Her automotive background began at the age of eighteen when she bought a used car, painted it yellow, installed a toplight and a meter, and joined the Yellow Cab Company in Ann Arbor, Michigan, as an owner/operator. Five years later, Jennings went to Chrysler's test track where she worked as a test driver, welder, and mechanic in the impact lab. In 1980, she was hired as a writer at Car and Driver magazine when she was laid off her Chrysler job, and in 1985 she left to establish Automobile Magazine with David E. Davis, Jr., as its first executive editor. In only four and a half years, Automobile Magazine surpassed 500,000 circulation, the first truly successful challenger to the "Big Three" car magazines. She became Editor-in-Chief January 1, 2000, and President of Automobile Magazine September 6, 2006.

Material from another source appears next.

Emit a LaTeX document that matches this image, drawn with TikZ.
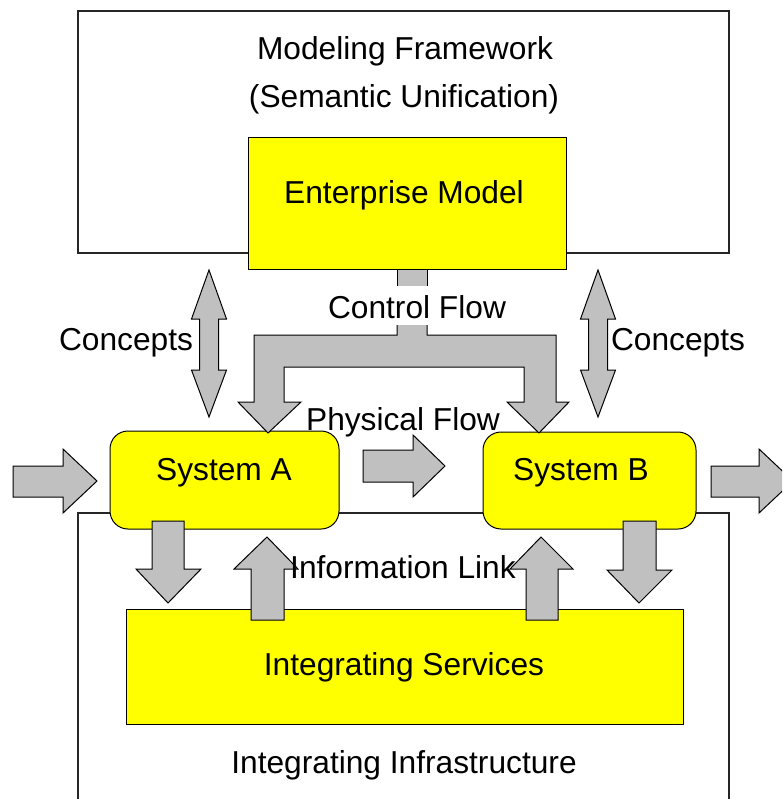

Jennings's journalistic career has taken her to the racetrack as a driver, to China on motorcycles, to Detroit's North American International Auto Show as a model, to Madagascar for the Camel Trophy, across the Alps with Sir Stirling Moss, and to the Baja 1000 with a Russian racing team. She covered the 1992 Los Angeles riots in a Dodge Viper. She is the editor of a hardcover anthology of automotive literature, "Road Trips, Head Trips, and Other Car-Crazed Writings." Jennings has won awards for her feature writing, for her car reviews, and for her monthly Automobile Magazine column "Vile Gossip." She was the recipient of the 2007 Ken Purdy Award for Excellence in Automotive Journalism.

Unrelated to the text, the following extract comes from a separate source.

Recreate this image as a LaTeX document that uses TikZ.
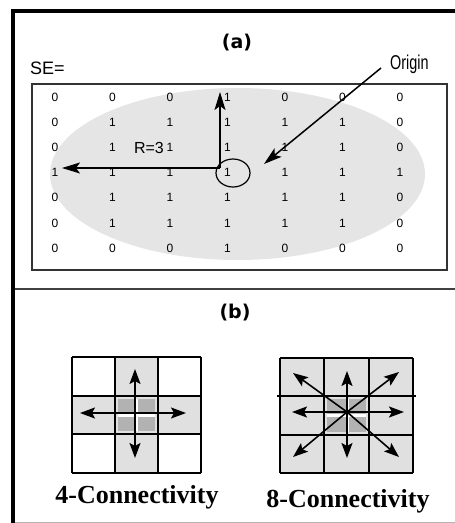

Jennings was the subject of a Susan Orlean profile in the New Yorker, and has appeared on numerous television news shows, has been on the Tonight Show with Jay Leno, and was Good Morning America's automotive correspondent from 1994 to 2000.
She is currently a regular on-air contributor to Fox's Fox and Friends; CNBC's Closing Bell, Squawk Box, Behind the Wheel, and Power Lunch; MSNBC; CBS This Morning and Evening News; and CNN's American Morning and Headline News.
Jennings lives in the Michigan countryside with her husband Tim and the entire food chain.